Are the public speakers at the biweekly council meetings talking too long or saying inappropriate things? Apparently the new city council chairman, Andrew Touma, believes that may be the case.
The second-year councilman and rookie chairman has written a resolution for consideration of passage at the Tuesday January 20 council meeting titled, “Relative to City Council Procedures, Public Speakers Time Limit.”
The resolution is agenda item 18 and that means it will appear at the near end of the 19-item meeting. How many people will still be in attendance at the end of the evening? Not too many.
At the time the agenda was posted Mr. Touma was the sole councilmember supporting the resolution. How its passage will fare on January 20 remains to be seen.
Several weeks ago Mr. Touma and his council compatriot Charles Walker wrote a Gazette guest view that contained a rousing call for residents and elected officials to work together for the good of the city.
How can resident-voters begin to offer suggestions and voice their concerns when their allotted time to address the council is reduced from the current modest five minutes to the three minutes of the chairman’s resolution?
The message to the residents who take the time to attend the council meetings is loud and clear with this Public Speakers Time Limit resolution: you can address the council as long as you speak fast and go away.
If a resident takes time out of their day (council meetings are 6pm every other Monday as a rule) to address the council regarding the trash and recycling program, rats in LaSalle, casino cash expenditures, budget deficit, crime, frozen water pipes or any one of a number of similar issues, they have to say their piece in three minutes and get off the stage.
A review of council meetings demonstrates that there are routinely three to six speakers. At the current five minutes per speaker allowance that is a maximum of 30 minutes total for six speakers. At the new proposed limit of three minutes per speaker that is a total of 18 minutes for 6 speakers.
The council will save about 12 minutes at each meeting by curtailing public input and limiting the residents right to free speech.
But the time limit may not be the most disturbing part of this resolution. The resolution also reads: “All remarks shall be addressed to the Council as a body and not to any member thereof. Speakers shall observe the commonly accepted rules of courtesy, decorum, dignity and good taste and should refrain from making comments regarding individuals, including elected officials and City employees, unless such comments pertain to such individual’s duties within City government.

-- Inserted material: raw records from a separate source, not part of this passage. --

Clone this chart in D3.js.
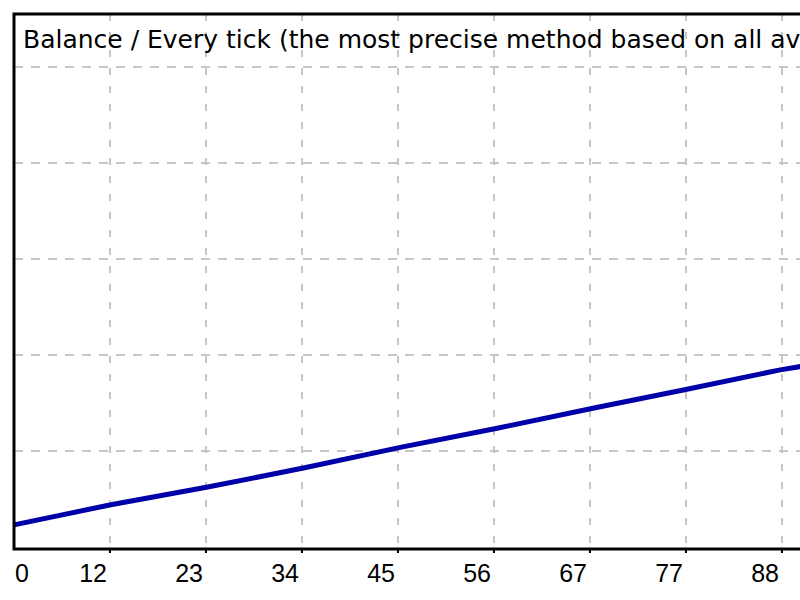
<!DOCTYPE html>
<html>
<head>
<meta charset="utf-8">
<script src="https://cdn.jsdelivr.net/npm/d3@7"></script>
<style>
  html, body { margin: 0; padding: 0; background: #fff; }
  svg { display: block; }
</style>
</head>
<body>
<div id="chart"></div>
<script>
// balance curve (y axis labels are cut off, values are estimates)
const trades = [1, 12, 23, 34, 45, 56, 67, 77, 88, 92];
const balance = [10046, 10088, 10125, 10165, 10208, 10248, 10290, 10327, 10369, 10381];

const tickLabels = ["0", "12", "23", "34", "45", "56", "67", "77", "88"];
const gridValues = [10200, 10400, 10600, 10800, 11000];

const title = "Balance / Every tick (the most precise method based on all available least timeframes to generate each tick)";

const width = 800, height = 600;
const plotLeft = 14, plotTop = 14, plotBottom = 549;
const step = 96; // pixels between grid columns

const svg = d3.select("#chart").append("svg")
    .attr("width", width)
    .attr("height", height);

const x = d3.scaleLinear()
    .domain([1, 88.2])
    .range([plotLeft, plotLeft + 8 * step]);

const y = d3.scaleLinear()
    .domain([10000, 11000])
    .range([547, 67]);

// grid columns are evenly spaced, one per tick label
const xTick = d3.scalePoint()
    .domain(tickLabels)
    .range([plotLeft, plotLeft + 8 * step]);

const grid = svg.append("g");

grid.selectAll(".vgrid").data(tickLabels.slice(1)).join("line")
    .attr("class", "vgrid")
    .attr("x1", d => xTick(d)).attr("x2", d => xTick(d))
    .attr("y1", plotTop).attr("y2", plotBottom)
    .attr("stroke", "#c6c6c6")
    .attr("stroke-width", 2)
    .attr("stroke-dasharray", "7,11");

grid.selectAll(".hgrid").data(gridValues).join("line")
    .attr("class", "hgrid")
    .attr("x1", plotLeft).attr("x2", width)
    .attr("y1", d => y(d)).attr("y2", d => y(d))
    .attr("stroke", "#c6c6c6")
    .attr("stroke-width", 2)
    .attr("stroke-dasharray", "9,8");

// title (runs past the right edge like in the original window)
svg.append("text")
    .attr("x", 23)
    .attr("y", 48)
    .style("font-family", "'DejaVu Sans', Verdana, sans-serif")
    .style("font-size", "25px")
    .style("fill", "#000")
    .text(title);

// balance line
const line = d3.line()
    .x((d, i) => x(trades[i]))
    .y(d => y(d));

svg.append("path")
    .datum(balance)
    .attr("d", line)
    .attr("fill", "none")
    .attr("stroke", "#0000a8")
    .attr("stroke-width", 5);

// frame
svg.append("path")
    .attr("d", `M${width + 10},${plotTop} H${plotLeft} V${plotBottom} H${width + 10}`)
    .attr("fill", "none")
    .attr("stroke", "#000")
    .attr("stroke-width", 3);

// small tick marks under the axis
svg.selectAll(".tick-mark").data(tickLabels.slice(1)).join("line")
    .attr("class", "tick-mark")
    .attr("x1", d => xTick(d)).attr("x2", d => xTick(d))
    .attr("y1", plotBottom).attr("y2", plotBottom + 4)
    .attr("stroke", "#000")
    .attr("stroke-width", 2);

svg.selectAll(".tick-label").data(tickLabels).join("text")
    .attr("class", "tick-label")
    .attr("x", (d, i) => i === 0 ? plotLeft + 1 : xTick(d) - 3)
    .attr("y", 582)
    .attr("text-anchor", (d, i) => i === 0 ? "start" : "end")
    .style("font-family", "'Liberation Sans', Arial, sans-serif")
    .style("font-size", "25px")
    .style("fill", "#000")
    .text(d => d);
</script>
</body>
</html>
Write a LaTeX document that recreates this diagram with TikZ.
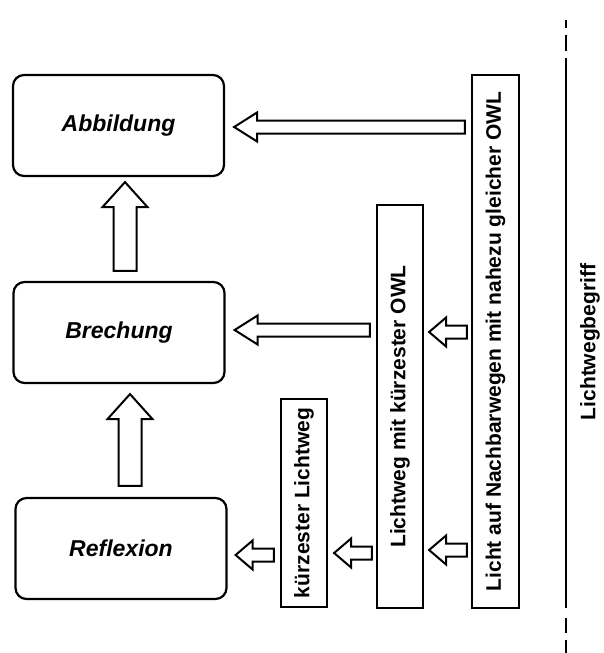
\documentclass[tikz,border=0pt]{standalone}
\usepackage{fontspec}
\setmainfont{Liberation Sans}
\usetikzlibrary{calc}
% horizontal block arrow: #1 tail, #2 tip, #3 shaft half, #4 head half, #5 head length
\newcommand\hblockarrow[5]{\draw[barrow] (#2) -- ($(#2)+(#5,-#4)$) -- ($(#2)+(#5,-#3)$) -- ($(#1)+(0,-#3)$) -- ($(#1)+(0,#3)$) -- ($(#2)+(#5,#3)$) -- ($(#2)+(#5,#4)$) -- cycle;}
% vertical block arrow pointing up
\newcommand\vblockarrow[5]{\draw[barrow] (#2) -- ($(#2)+(#4,#5)$) -- ($(#2)+(#3,#5)$) -- ($(#1)+(#3,0)$) -- ($(#1)+(-#3,0)$) -- ($(#2)+(-#3,#5)$) -- ($(#2)+(-#4,#5)$) -- cycle;}
\begin{document}
\begin{tikzpicture}[x=1pt,y=-1pt,
  box/.style={draw,line width=2.2pt,rounded corners=11pt,minimum width=211pt,minimum height=101pt,inner sep=0pt,font=\fontsize{23}{26}\selectfont\bfseries\itshape},
  vbox/.style={draw,line width=2.2pt,rotate=90,inner sep=0pt,font=\fontsize{21}{24}\selectfont\bfseries},
  barrow/.style={draw,line width=2pt,fill=white,line join=miter},
  vline/.style={line width=2pt}]
\useasboundingbox[fill=white] (0,0) rectangle (604,653);
% main boxes
\node[box] (abb) at (118.5,125.5) {Abbildung};
\node[box] (bre) at (119,332.5) {Brechung};
\node[box] (ref) at (121,548.5) {Reflexion};
% vertical boxes
\node[vbox,minimum width=533pt,minimum height=47pt] (tall) at (495.5,341.5) {Licht auf Nachbarwegen mit nahezu gleicher OWL};
\node[vbox,minimum width=403pt,minimum height=46pt] (mid) at (400,406.5) {Lichtweg mit kürzester OWL};
\node[vbox,minimum width=208pt,minimum height=46pt] (short) at (304,503) {kürzester Lichtweg};
% arrow end coordinates
\coordinate (a1tail) at ([xshift=-6pt]tall.north |- 0,127);
\coordinate (a1tip)  at ([xshift=9pt]abb.east |- 0,127);
\coordinate (a2tail) at ([xshift=-6pt]mid.north |- 0,330);
\coordinate (a2tip)  at ([xshift=9pt]bre.east |- 0,330);
\coordinate (s1tail) at ([xshift=-4pt]tall.north |- 0,332);
\coordinate (s1tip)  at ([xshift=5pt]mid.south |- 0,332);
\coordinate (s2tail) at ([xshift=-4pt]tall.north |- 0,550);
\coordinate (s2tip)  at ([xshift=5pt]mid.south |- 0,550);
\coordinate (s3tail) at ([xshift=-4pt]mid.north |- 0,553);
\coordinate (s3tip)  at ([xshift=6pt]short.south |- 0,553);
\coordinate (s4tail) at ([xshift=-6pt]short.north |- 0,555);
\coordinate (s4tip)  at ([xshift=8pt]ref.east |- 0,555);
\coordinate (v1tail) at ([yshift=10pt]bre.north -| 125,0);
\coordinate (v1tip)  at ([yshift=-5pt]abb.south -| 125,0);
\coordinate (v2tail) at ([yshift=11pt]ref.north -| 130,0);
\coordinate (v2tip)  at ([yshift=-10pt]bre.south -| 130,0);
% block arrows
\hblockarrow{a1tail}{a1tip}{6.5}{14.5}{23}
\hblockarrow{a2tail}{a2tip}{6.5}{14.5}{23}
\hblockarrow{s1tail}{s1tip}{6.5}{14.5}{17}
\hblockarrow{s2tail}{s2tip}{6.5}{14.5}{17}
\hblockarrow{s3tail}{s3tip}{6.5}{14.5}{17}
\hblockarrow{s4tail}{s4tip}{6.5}{14.5}{17}
\vblockarrow{v1tail}{v1tip}{11.5}{22.5}{25}
\vblockarrow{v2tail}{v2tip}{11.5}{22.5}{25}
% concept line
\coordinate (l0) at (566,20);
\coordinate (l1) at (566,28);
\coordinate (l2) at (566,35);
\coordinate (l3) at (566,51);
\coordinate (l4) at (566,58);
\coordinate (l5) at (566,608);
\coordinate (l6) at (566,618);
\coordinate (l7) at (566,633);
\coordinate (l8) at (566,640);
\coordinate (l9) at (566,653);
\draw[vline] (l0) -- (l1) (l2) -- (l3) (l4) -- (l5) (l6) -- (l7) (l8) -- (l9);
\node[rotate=90,inner sep=0pt,font=\fontsize{21}{24}\selectfont\bfseries] (lwb) at (590,342) {Lichtwegbegriff};
\end{tikzpicture}
\end{document}
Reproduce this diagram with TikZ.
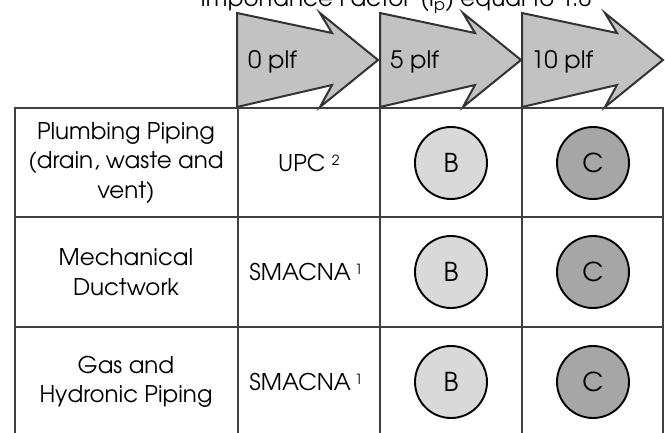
\documentclass[tikz,border=0pt]{standalone}
\usepackage{fontspec}
\setmainfont{TeX Gyre Adventor}
\definecolor{arrfill}{HTML}{C2C2C2}
\definecolor{arrline}{HTML}{333333}
\definecolor{tabline}{HTML}{404040}
\definecolor{bfill}{HTML}{D9D9D9}
\definecolor{cfill}{HTML}{A6A6A6}
\tikzset{
  arrowshape/.style={fill=arrfill,draw=arrline,line width=2pt,line join=miter},
  tableline/.style={draw=tabline,line width=2.6pt},
  celltext/.style={font=\fontsize{23}{29.5}\selectfont,align=center,inner sep=0pt},
  plftext/.style={font=\fontsize{24}{28}\selectfont,anchor=west,inner sep=0pt},
  grade/.style={circle,draw=black,line width=1.9pt,minimum size=72pt,inner sep=0pt,font=\fontsize{26}{30}\selectfont},
  gradeb/.style={grade,fill=bfill},
  gradec/.style={grade,fill=cfill},
}
\newcommand{\plfarrow}[1]{%
  \draw[arrowshape] (#1,13) -- (#1+95,33) -- (#1+83,13) -- (#1+141,60) -- (#1+83,107) -- (#1+95,85) -- (#1,107) -- cycle;}
\newcommand{\supnum}[1]{{\fontsize{14}{16}\selectfont\raisebox{6pt}{#1}}}
\begin{document}
\begin{tikzpicture}[x=1pt,y=-1pt]
\useasboundingbox (0,0) rectangle (665,432);
\fill[white] (0,0) rectangle (665,432);
% title (clipped at the top)
\node[font=\fontsize{23}{27}\selectfont,anchor=base,inner sep=0pt] (title) at (396,6.5) {Importance Factor\, (I\textsubscript{p}) equal to 1.0};
% arrows
\plfarrow{237}
\plfarrow{380}
\plfarrow{522}
\node[plftext] (p0) at (248,62) {0 plf};
\node[plftext] (p5) at (390,62) {5 plf};
\node[plftext] (p10) at (531,62) {10 plf};
% table
\draw[tableline] (15,108) rectangle (663,440);
\draw[tableline] (15,217) -- (663,217);
\draw[tableline] (15,327) -- (663,327);
\draw[tableline] (238,108) -- (238,440);
\draw[tableline] (380,108) -- (380,440);
\draw[tableline] (522,108) -- (522,440);
% row labels
\node[celltext] (r1) at (126,163) {Plumbing Piping\\(drain, waste and\\vent)};
\node[celltext] (r2) at (126,272) {Mechanical\\Ductwork};
\node[celltext] (r3) at (126,382) {Gas and\\Hydronic Piping};
% standards
\node[celltext] (s1) at (309,163) {UPC \supnum{2}};
\node[celltext] (s2) at (306,272) {SMACNA\,\supnum{1}};
\node[celltext] (s3) at (306,382) {SMACNA\,\supnum{1}};
% grades
\node[gradeb] (b1) at (451,163) {B};
\node[gradec] (c1) at (593,163) {C};
\node[gradeb] (b2) at (451,272) {B};
\node[gradec] (c2) at (593,272) {C};
\node[gradeb] (b3) at (451,382) {B};
\node[gradec] (c3) at (593,382) {C};
\end{tikzpicture}
\end{document}
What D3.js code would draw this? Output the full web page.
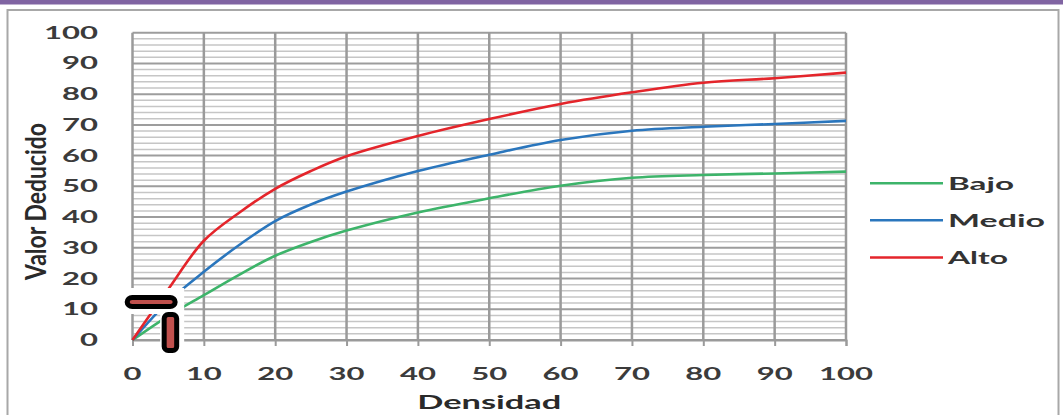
<!DOCTYPE html>
<html>
<head>
<meta charset="utf-8">
<script src="https://cdn.jsdelivr.net/npm/d3@7"></script>
<style>
  html, body { margin: 0; padding: 0; background: #fff; }
  svg { display: block; }
  text { font-family: Lato, "DejaVu Sans", sans-serif; }
</style>
</head>
<body>
<svg id="chart" width="1063" height="415"></svg>
<script>
// Deduct-value curves by density and severity level
const densidad = [0, 5, 10, 15, 20, 25, 30, 40, 50, 60, 70, 80, 90, 100];
const bajo  = [0, 7.8, 14.6, 21.3, 27.4, 31.9, 35.6, 41.5, 46.1, 50.2, 52.8, 53.7, 54.2, 54.8];
const medio = [0, 12.5, 22.2, 31.0, 38.7, 44.1, 48.3, 55.0, 60.3, 65.1, 68.1, 69.4, 70.3, 71.3];
const alto  = [0, 16.5, 32.3, 41.5, 49.2, 55.0, 59.8, 66.4, 71.9, 76.8, 80.6, 83.7, 85.2, 87.0];

const seriesNames = ["Bajo", "Medio", "Alto"];
const seriesValues = [bajo, medio, alto];
const seriesColors = ["#3db46a", "#2a76bd", "#e4252b"];

const xTicks = [0, 10, 20, 30, 40, 50, 60, 70, 80, 90, 100];
const yTicks = [0, 10, 20, 30, 40, 50, 60, 70, 80, 90, 100];
const yMinorStep = 2;

const xTitle = "Densidad";
const yTitle = "Valor Deducido";

const svg = d3.select("#chart");

// frame: purple band and grey border
svg.append("rect").attr("x", 0).attr("y", 0).attr("width", 1063).attr("height", 4.5)
  .attr("fill", "#8064a2");
svg.append("rect").attr("x", 7.5).attr("y", 10).attr("width", 1051).attr("height", 420)
  .attr("fill", "#fff").attr("stroke", "#a8a8a8").attr("stroke-width", 2);

const x = d3.scaleLinear().domain([0, 100]).range([132.5, 846]);
const y = d3.scaleLinear().domain([0, 100]).range([340, 32.7]);

const grid = svg.append("g");

// minor horizontal grid lines
const minor = d3.range(0, 100 + 1e-9, yMinorStep).filter(v => v % 10 !== 0);
grid.selectAll("line.minor").data(minor).join("line")
  .attr("class", "minor")
  .attr("x1", x(0)).attr("x2", x(100))
  .attr("y1", d => y(d)).attr("y2", d => y(d))
  .attr("stroke", "#c6c6c6").attr("stroke-width", 1.5);

// major horizontal grid lines
grid.selectAll("line.hmajor").data(yTicks).join("line")
  .attr("class", "hmajor")
  .attr("x1", x(0)).attr("x2", x(100))
  .attr("y1", d => y(d)).attr("y2", d => y(d))
  .attr("stroke", "#9d9d9d").attr("stroke-width", 2);

// vertical grid lines
grid.selectAll("line.vmajor").data(xTicks).join("line")
  .attr("class", "vmajor")
  .attr("x1", d => x(d)).attr("x2", d => x(d))
  .attr("y1", y(100)).attr("y2", y(0))
  .attr("stroke", "#9a9a9a").attr("stroke-width", 2.5);

// x axis with tick marks below the plot
const xAxis = d3.axisBottom(x).tickValues(xTicks).tickSize(6).tickFormat("");
const xg = svg.append("g").attr("transform", `translate(0,${y(0)})`).call(xAxis);
xg.select(".domain").attr("stroke", "#9a9a9a").attr("stroke-width", 2);
xg.selectAll(".tick line").attr("stroke", "#9a9a9a").attr("stroke-width", 2);

const labels = svg.append("g");

// tick labels (wide, stretched digits)
xTicks.forEach(v => {
  const s = String(v);
  labels.append("text")
    .attr("x", x(v)).attr("y", 379.5)
    .attr("text-anchor", "middle")
    .attr("font-size", 16.5).attr("font-weight", "bold").attr("fill", "#3b3b3b")
    .attr("textLength", 18 * s.length).attr("lengthAdjust", "spacingAndGlyphs")
    .text(s);
});
yTicks.forEach(v => {
  const s = String(v);
  labels.append("text")
    .attr("x", 98).attr("y", y(v) + 6)
    .attr("text-anchor", "end")
    .attr("font-size", 16.5).attr("font-weight", "bold").attr("fill", "#3b3b3b")
    .attr("textLength", 18 * s.length).attr("lengthAdjust", "spacingAndGlyphs")
    .text(s);
});

// axis titles
labels.append("text")
  .attr("x", (x(0) + x(100)) / 2).attr("y", 409)
  .attr("text-anchor", "middle")
  .attr("font-size", 18).attr("font-weight", "bold").attr("fill", "#2a2a2a")
  .attr("textLength", 144).attr("lengthAdjust", "spacingAndGlyphs")
  .text(xTitle);

labels.append("text")
  .attr("transform", `translate(46,201.5) scale(1.75,1) rotate(-90)`)
  .attr("text-anchor", "middle")
  .attr("font-size", 16).attr("font-weight", "bold").attr("fill", "#2a2a2a")
  .attr("textLength", 157).attr("lengthAdjust", "spacingAndGlyphs")
  .text(yTitle);

// series lines (smoothed)
const line = d3.line()
  .x((d, i) => x(densidad[i]))
  .y(d => y(d))
  .curve(d3.curveCatmullRom.alpha(0.5));

svg.append("g").selectAll("path").data(seriesValues).join("path")
  .attr("d", d => line(d))
  .attr("fill", "none")
  .attr("stroke", (d, i) => seriesColors[i])
  .attr("stroke-width", 2.6)
  .attr("stroke-linejoin", "round");

// legend
const legendY = [183.3, 220.3, 257.5];
const legendTextLen = [66, 97, 60];
const legend = svg.append("g");
seriesNames.forEach((name, i) => {
  legend.append("line")
    .attr("x1", 870).attr("x2", 943)
    .attr("y1", legendY[i]).attr("y2", legendY[i])
    .attr("stroke", seriesColors[i]).attr("stroke-width", 2.4);
  legend.append("text")
    .attr("x", 948).attr("y", legendY[i] + 6.3)
    .attr("font-size", 16.5).attr("font-weight", "bold").attr("fill", "#333")
    .attr("textLength", legendTextLen[i]).attr("lengthAdjust", "spacingAndGlyphs")
    .text(name);
});

// "T" marker near the origin of the curves
const mx = x(5), my = y(0);
const marker = svg.append("g");
marker.append("rect").attr("x", mx - 45).attr("y", my - 52).attr("width", 61).attr("height", 26).attr("fill", "#fff");
marker.append("rect").attr("x", mx - 8).attr("y", my - 30).attr("width", 24).attr("height", 45).attr("fill", "#fff");
marker.append("rect").attr("x", mx - 41).attr("y", my - 42.5).attr("width", 48).attr("height", 9)
  .attr("rx", 5).attr("fill", "#c0504d").attr("stroke", "#000").attr("stroke-width", 5);
marker.append("rect").attr("x", mx - 4).attr("y", my - 25.5).attr("width", 12.5).attr("height", 36)
  .attr("rx", 4).attr("fill", "#c0504d").attr("stroke", "#000").attr("stroke-width", 5);
</script>
</body>
</html>
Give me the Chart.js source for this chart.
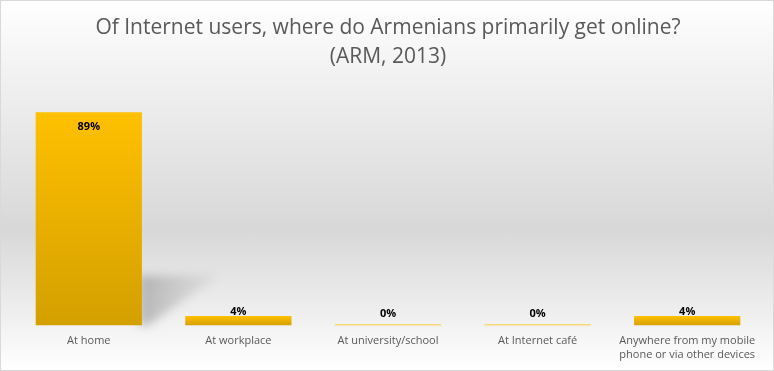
<!DOCTYPE html>
<html><head><meta charset="utf-8">
<script src="https://cdn.jsdelivr.net/npm/chart.js@4"></script>
<style>
html,body{margin:0;padding:0;background:#fff;}
#wrap{position:absolute;left:0;top:0;width:772px;height:369px;border:1px solid #d9d9d9;
background:linear-gradient(to bottom,#ffffff 0%,#f0f0f0 22%,#d8d8d8 62%,#f0f0f0 86%,#ffffff 100%);}
canvas{display:block;}
</style></head><body>
<div id="wrap"><canvas id="c" width="772" height="369"></canvas></div>
<script>
const categories = ["At home","At workplace","At university/school","At Internet café",["Anywhere from my mobile","phone or via other devices"]];
const values = [89, 4, 0, 0, 4];
const valueLabels = ["89%","4%","0%","0%","4%"];
const titleLines = ["Of Internet users, where do Armenians primarily get online?","(ARM, 2013)"];

const shadowPlugin = {
  id:'shadow',
  beforeDatasetsDraw(chart){
    const ctx = chart.ctx;
    const meta = chart.getDatasetMeta(0);
    const b = meta.data[0];
    const h = b.base - b.y;
    const right = b.x + b.width/2;
    const top = b.base - h*0.235;
    ctx.save();
    ctx.filter = 'blur(5px)';
    const g = ctx.createLinearGradient(right,0,right+b.width*0.75,0);
    g.addColorStop(0,'rgba(130,130,130,0.5)');
    g.addColorStop(1,'rgba(160,160,160,0.1)');
    ctx.fillStyle = g;
    ctx.beginPath();
    ctx.moveTo(right-3, b.base);
    ctx.lineTo(right-3, top);
    ctx.lineTo(right+b.width*0.72, top);
    ctx.lineTo(right+6, b.base);
    ctx.closePath();
    ctx.fill();
    ctx.restore();
  }
};
const labelPlugin = {
  id:'vlabels',
  afterDatasetsDraw(chart){
    const ctx = chart.ctx;
    const meta = chart.getDatasetMeta(0);
    ctx.save();
    ctx.font = 'bold 11px "Open Sans", sans-serif';
    ctx.fillStyle = '#000';
    ctx.textAlign = 'center';
    meta.data.forEach((b,i)=>{
      const h = b.base - b.y;
      let y;
      if (h > 30) { ctx.textBaseline='top'; y = b.y + 9; }
      else { ctx.textBaseline='middle'; y = Math.min(b.y - 4, b.base - 12); }
      ctx.fillText(valueLabels[i], b.x, y);
    });
    ctx.restore();
  }
};

new Chart(document.getElementById('c'), {
  type:'bar',
  data:{
    labels: categories,
    datasets:[{
      data: values,
      minBarLength: 1,
      categoryPercentage: 1,
      barPercentage: 0.71,
      backgroundColor(c){
        const ys = c.chart.scales.y;
        if(!ys || c.raw === undefined || !c.chart.chartArea) return '#f0b400';
        const top = ys.getPixelForValue(c.raw);
        const bot = ys.getPixelForValue(0);
        if (!isFinite(top) || !isFinite(bot)) return '#f0b400';
        if (bot - top < 2) return '#ffc000';
        const g = c.chart.ctx.createLinearGradient(0,top,0,bot);
        g.addColorStop(0,'#ffc000');
        g.addColorStop(1,'#d4a000');
        return g;
      },
      borderWidth:0
    }]
  },
  options:{
    responsive:false,
    animation:false,
    layout:{padding:{left:13,right:11,top:0,bottom:8}},
    plugins:{
      legend:{display:false},
      tooltip:{enabled:false},
      title:{display:true,text:titleLines,color:'#595959',
        font:{family:'"Open Sans", sans-serif',size:21,weight:'normal',lineHeight:1.38},
        padding:{top:13,bottom:14}}
    },
    scales:{
      x:{grid:{display:false},border:{display:false},
        ticks:{color:'#595959',font:{family:'"Open Sans", sans-serif',size:11},padding:1,maxRotation:0,autoSkip:false}},
      y:{display:false,min:0,max:100}
    }
  },
  plugins:[shadowPlugin,labelPlugin]
});
</script>
</body></html>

Although they may, nothing shall require the Mayor or the Council to answer questions or engage in debate at any City Council meeting.”
Council meeting “speakers” not only are required to tell their story fast, they are warned as to what they're allowed to say and how to say it.
What awaits the person violating these rules? Arrest? Imagine the public embarrassment for city government when a speaker is led away or charged for violating the new speaker time limit edict?
At a time when voter participation is shockingly low, at a time when few people attend the council meetings, and far fewer attempt to speak at the meetings, this resolution virtually puts the freeze on anyone even considering voicing a well-thought-out critical assessment of city government.
So what is behind this Public Speakers Time Limit resolution?
We are told the reason for the resolution is that Gerald Skrlin, a local resident and renowned political cartoonist, has been speaking on a regular basis at the meetings, which is his right.
We are told there are people in the Dyster administration that want Skrlin toned down if not silenced. Because of this we are calling the new resolution the “Shut Skrlin Up Resolution.”
We call on the council chairman to not only withdraw his resolution - not “table” for another day so it can sneak through while everyone is distracted - but to toss it in the trash where it belongs.
As the incoming chairman who campaigned on citizen involvement, as a public school teacher influencing young minds in a democratic society, and in the interest of good government and free speech, the chairman should explain what is behind his move to reduce speaker participation at council meetings.
The city is troubled fiscally, socially, economically, and it’s times such as these that call for open arms and an open microphone embracing all public input in a sincere effort to improve the community.